_Requirement_
Don't include pictures. Quote the lines below from the first through the line that contains "357, bottom: 421".

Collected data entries
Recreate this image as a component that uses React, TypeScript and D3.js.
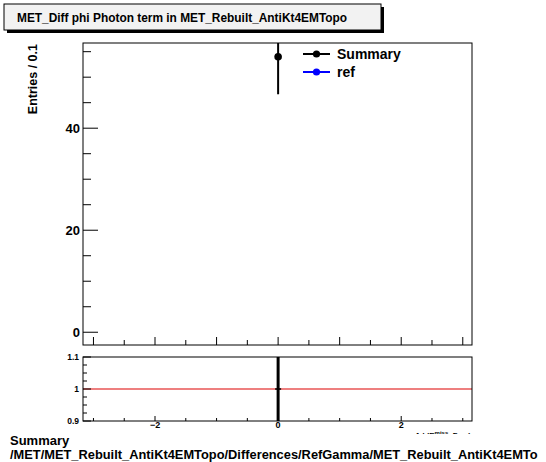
import React from "react";
import * as d3 from "d3";

// values
const summaryX = [0];
const summaryY = [54];
const summaryErr = [7.35];
const ratioY = [1];
const ratioErr = [1];
const mainYTicks = [0, 20, 40];
const ratioYTicks = [0.9, 1, 1.1];
const xLabelTicks = [-2, 0, 2];
const legendItems = [
  { label: "Summary", color: "#000000" },
  { label: "ref", color: "#0000ff" },
];

const W = 546;
const H = 462;
const FONT = "'Liberation Sans', Arial, Helvetica, sans-serif";

const main = { left: 83, right: 472, top: 43, bottom: 345 };
const ratio = { left: 83, right: 472, top: 357, bottom: 421 };

export default function App() {
  const x = d3.scaleLinear().domain([-3.17, 3.15]).range([main.left, main.right]);
  const y = d3.scaleLinear().domain([-2.5, 56.7]).range([main.bottom, main.top]);
  const yr = d3.scaleLinear().domain([0.9, 1.1]).range([ratio.bottom, ratio.top]);

  const xMinor = d3.range(-3, 3.01, 0.5);
  const yMinor = d3.range(0, 56, 5);
  const yrMinor = d3.range(0.9, 1.1001, 0.025);

  const clip = (v: number, lo: number, hi: number) => Math.max(lo, Math.min(hi, v));

  return (
    <svg
      width={W}
      height={H}
      style={{ position: "absolute", left: 0, top: 0, background: "#fff" }}
      fontFamily={FONT}
    >
      <rect x={0} y={0} width={W} height={H} fill="#fff" />

      {/* title box */}
      <rect x={7} y={7} width={377} height={26} fill="#000" />
      <rect x={4} y={4} width={377} height={26} fill="#f2f2f2" stroke="#000" strokeWidth={1} />
      <text x={17} y={22} fontSize={11.9} fontWeight="bold">
        MET_Diff phi Photon term in MET_Rebuilt_AntiKt4EMTopo
      </text>

      {/* main frame */}
      <rect
        x={main.left}
        y={main.top}
        width={main.right - main.left}
        height={main.bottom - main.top}
        fill="none"
        stroke="#000"
      />
      {yMinor.map((v) => {
        const major = mainYTicks.includes(v);
        return (
          <line
            key={"ym" + v}
            x1={main.left}
            x2={main.left + (major ? 15 : 8)}
            y1={y(v)}
            y2={y(v)}
            stroke="#000"
          />
        );
      })}
      {mainYTicks.map((v) => (
        <text
          key={"yl" + v}
          x={80}
          y={y(v) + 5}
          textAnchor="end"
          fontSize={13}
          fontWeight="bold"
        >
          {v}
        </text>
      ))}
      {xMinor.map((v) => {
        const major = Math.abs(v - Math.round(v)) < 1e-6;
        return (
          <line
            key={"xm" + v}
            x1={x(v)}
            x2={x(v)}
            y1={main.bottom}
            y2={main.bottom - (major ? 8 : 5)}
            stroke="#000"
          />
        );
      })}
      <text
        transform={`translate(37, 44) rotate(-90)`}
        textAnchor="end"
        fontSize={12.5}
        fontWeight="bold"
      >
        Entries / 0.1
      </text>

      {/* summary points */}
      {summaryX.map((v, i) => (
        <g key={"s" + i}>
          <line
            x1={x(v)}
            x2={x(v)}
            y1={clip(y(summaryY[i] + summaryErr[i]), main.top, main.bottom)}
            y2={clip(y(summaryY[i] - summaryErr[i]), main.top, main.bottom)}
            stroke="#000"
            strokeWidth={2}
          />
          <circle cx={x(v)} cy={y(summaryY[i])} r={3.8} fill="#000" />
        </g>
      ))}

      {/* legend */}
      {legendItems.map((d, i) => (
        <g key={d.label} transform={`translate(303, ${54 + i * 18})`}>
          <line x1={0} x2={27} y1={0} y2={0} stroke={d.color} strokeWidth={2} />
          <circle cx={13.5} cy={0} r={3.6} fill={d.color} />
          <text x={34} y={5} fontSize={14} fontWeight="bold">
            {d.label}
          </text>
        </g>
      ))}

      {/* ratio frame */}
      <line x1={ratio.left} x2={ratio.right} y1={yr(1)} y2={yr(1)} stroke="#dd0000" strokeWidth={1.2} />
      <rect
        x={ratio.left}
        y={ratio.top}
        width={ratio.right - ratio.left}
        height={ratio.bottom - ratio.top}
        fill="none"
        stroke="#000"
      />
      {yrMinor.map((v, i) => {
        const major = i % 4 === 0;
        return (
          <line
            key={"yrm" + i}
            x1={ratio.left}
            x2={ratio.left + (major ? 8 : 4)}
            y1={yr(v)}
            y2={yr(v)}
            stroke="#000"
          />
        );
      })}
      {ratioYTicks.map((v) => (
        <text
          key={"yrl" + v}
          x={79}
          y={yr(v) + 3}
          textAnchor="end"
          fontSize={8.5}
          fontWeight="bold"
        >
          {v}
        </text>
      ))}
      {xMinor.map((v) => {
        const major = xLabelTicks.includes(v);
        return (
          <line
            key={"xrm" + v}
            x1={x(v)}
            x2={x(v)}
            y1={ratio.bottom}
            y2={ratio.bottom - (major ? 5 : 3)}
            stroke="#000"
          />
        );
      })}
      {ratioY.map((v, i) => (
        <g key={"r" + i}>
          <line
            x1={x(summaryX[i])}
            x2={x(summaryX[i])}
            y1={clip(yr(v + ratioErr[i]), ratio.top, ratio.bottom)}
            y2={clip(yr(v - ratioErr[i]), ratio.top, ratio.bottom)}
            stroke="#000"
            strokeWidth={3}
          />
          <line
            x1={x(summaryX[i]) - 3}
            x2={x(summaryX[i]) + 3}
            y1={yr(v)}
            y2={yr(v)}
            stroke="#000"
            strokeWidth={1.5}
          />
        </g>
      ))}
      {xLabelTicks.map((v) => (
        <text
          key={"xl" + v}
          x={x(v)}
          y={428}
          textAnchor="middle"
          fontSize={9}
          fontWeight="bold"
        >
          {v === -2 ? "\u22122" : v}
        </text>
      ))}

      {/* x axis title, mostly covered by the bottom pad */}
      <text x={471} y={438} textAnchor="end" fontSize={8} fontWeight="bold">
        {"\u0394\u03d5(E"}
        <tspan fontSize={6} dy={-3}>miss</tspan>
        <tspan fontSize={8} dy={3}>{", \u03a3 p"}</tspan>
        <tspan fontSize={6} dy={2}>T</tspan>
        <tspan fontSize={8} dy={-2}>)</tspan>
      </text>
      <rect x={0} y={434} width={W} height={H - 434} fill="#fff" />

      {/* bottom captions */}
      <text x={10} y={445} fontSize={13} fontWeight="bold">
        Summary
      </text>
      <text x={10} y={459} fontSize={12.85} fontWeight="bold">
        /MET/MET_Rebuilt_AntiKt4EMTopo/Differences/RefGamma/MET_Rebuilt_AntiKt4EMTo
      </text>
    </svg>
  );
}
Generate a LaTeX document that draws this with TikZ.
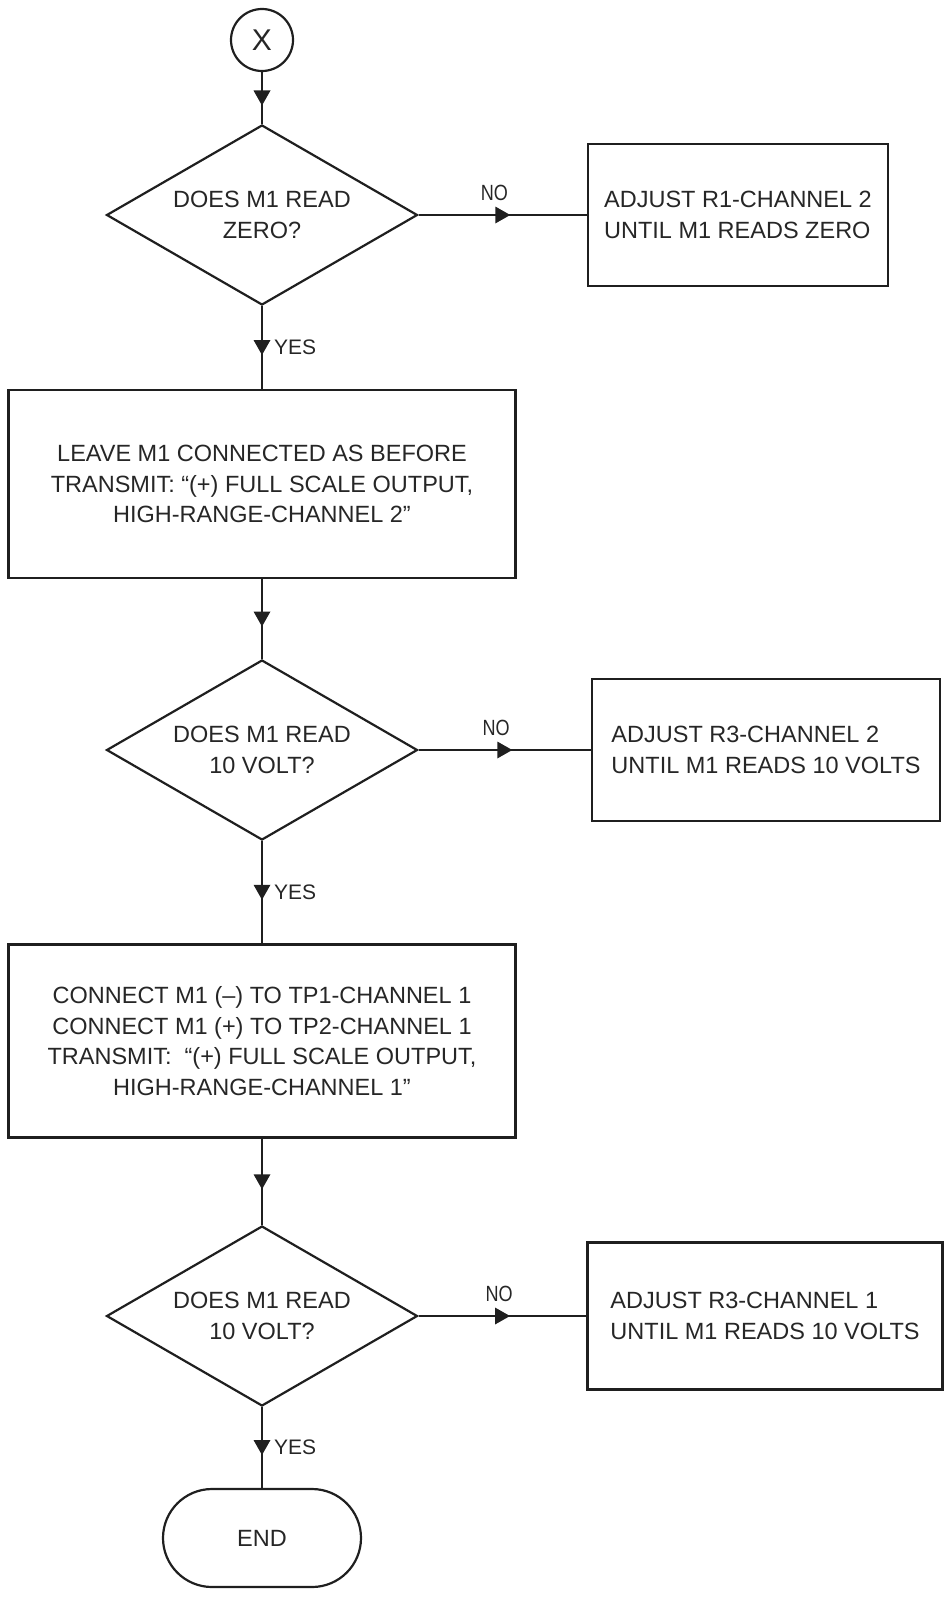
\documentclass[tikz,border=0pt]{standalone}
\usepackage{fontspec}
\setmainfont{Liberation Sans}
\usetikzlibrary{shapes.geometric,decorations.markings}
\begin{document}
\begin{tikzpicture}[x=1pt,y=-1pt,
  ink/.style={draw=black!88, line width=2.2pt},
  txt/.style={font=\fontsize{23.5}{30.5}\selectfont, text=black!85},
  decbox/.style={ink, txt, diamond, aspect=1.7, inner sep=0pt, align=center,
     minimum width=311pt, minimum height=180pt},
  sidebox/.style={ink, txt, rectangle, inner sep=0pt, align=left},
  procbox/.style={ink, txt, rectangle, inner sep=0pt, align=center,
     minimum width=507pt},
  termbox/.style={ink, txt, rectangle, rounded corners=49pt, inner sep=0pt,
     minimum width=198pt, minimum height=98pt},
  connbox/.style={ink, circle, minimum size=62pt, inner sep=0pt,
     font=\fontsize{30}{30}\selectfont, text=black!85},
  conn/.style={ink, decoration={markings, mark=at position 0.5 with
     {\fill[black!88] (7.5pt,0pt) -- (-7.5pt,8.5pt) -- (-7.5pt,-8.5pt) -- cycle;}},
     postaction={decorate}},
  nolab/.style={font=\fontsize{22}{22}\selectfont, text=black!85, inner sep=0pt},
  yeslab/.style={font=\fontsize{21}{21}\selectfont, text=black!85, inner sep=0pt}
]
\useasboundingbox (0,0) rectangle (948,1619);

\node[connbox] (start) at (262,40) {X};
\node[decbox] (d1) at (262,215) {DOES M1 READ\\ZERO?};
\node[sidebox, minimum width=300pt, minimum height=142pt] (b1) at (738,215)
  {ADJUST R1-CHANNEL 2\\UNTIL M1 READS ZERO};
\node[procbox, minimum height=188pt] (pA) at (262,484)
  {LEAVE M1 CONNECTED AS BEFORE\\TRANSMIT: “(+) FULL SCALE OUTPUT,\\HIGH-RANGE-CHANNEL 2”};
\node[decbox] (d2) at (262,750) {DOES M1 READ\\10 VOLT?};
\node[sidebox, minimum width=348pt, minimum height=142pt] (b2) at (766,750)
  {ADJUST R3-CHANNEL 2\\UNTIL M1 READS 10 VOLTS};
\node[procbox, minimum height=193pt] (pB) at (262,1041)
  {CONNECT M1 (–) TO TP1-CHANNEL 1\\CONNECT M1 (+) TO TP2-CHANNEL 1\\TRANSMIT:\ \ “(+) FULL SCALE OUTPUT,\\HIGH-RANGE-CHANNEL 1”};
\node[decbox] (d3) at (262,1316) {DOES M1 READ\\10 VOLT?};
\node[sidebox, minimum width=355pt, minimum height=147pt] (b3) at (765,1316)
  {ADJUST R3-CHANNEL 1\\UNTIL M1 READS 10 VOLTS};
\node[termbox] (end) at (262,1538) {END};

\draw[conn] (start) -- (d1);
\draw[conn] (d1.east) -- node[nolab, pos=0.45, anchor=south, yshift=13pt] {\scalebox{0.82}[1]{NO}} (b1.west);
\draw[conn] (d1.south) -- node[yeslab, anchor=west, xshift=11pt, pos=0.5] {YES} (pA.north);
\draw[conn] (pA) -- (d2);
\draw[conn] (d2.east) -- node[nolab, pos=0.45, anchor=south, yshift=13pt] {\scalebox{0.82}[1]{NO}} (b2.west);
\draw[conn] (d2.south) -- node[yeslab, anchor=west, xshift=11pt, pos=0.5] {YES} (pB.north);
\draw[conn] (pB) -- (d3);
\draw[conn] (d3.east) -- node[nolab, pos=0.48, anchor=south, yshift=13pt] {\scalebox{0.82}[1]{NO}} (b3.west);
\draw[conn] (d3.south) -- node[yeslab, anchor=west, xshift=11pt, pos=0.5] {YES} (end.north);
\end{tikzpicture}
\end{document}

_Solution_
Recreate this image as a component that uses React, TypeScript and D3.js.
import React from "react";
import * as d3 from "d3";

// values
const summaryX = [0];
const summaryY = [54];
const summaryErr = [7.35];
const ratioY = [1];
const ratioErr = [1];
const mainYTicks = [0, 20, 40];
const ratioYTicks = [0.9, 1, 1.1];
const xLabelTicks = [-2, 0, 2];
const legendItems = [
  { label: "Summary", color: "#000000" },
  { label: "ref", color: "#0000ff" },
];

const W = 546;
const H = 462;
const FONT = "'Liberation Sans', Arial, Helvetica, sans-serif";

const main = { left: 83, right: 472, top: 43, bottom: 345 };
const ratio = { left: 83, right: 472, top: 357, bottom: 421 };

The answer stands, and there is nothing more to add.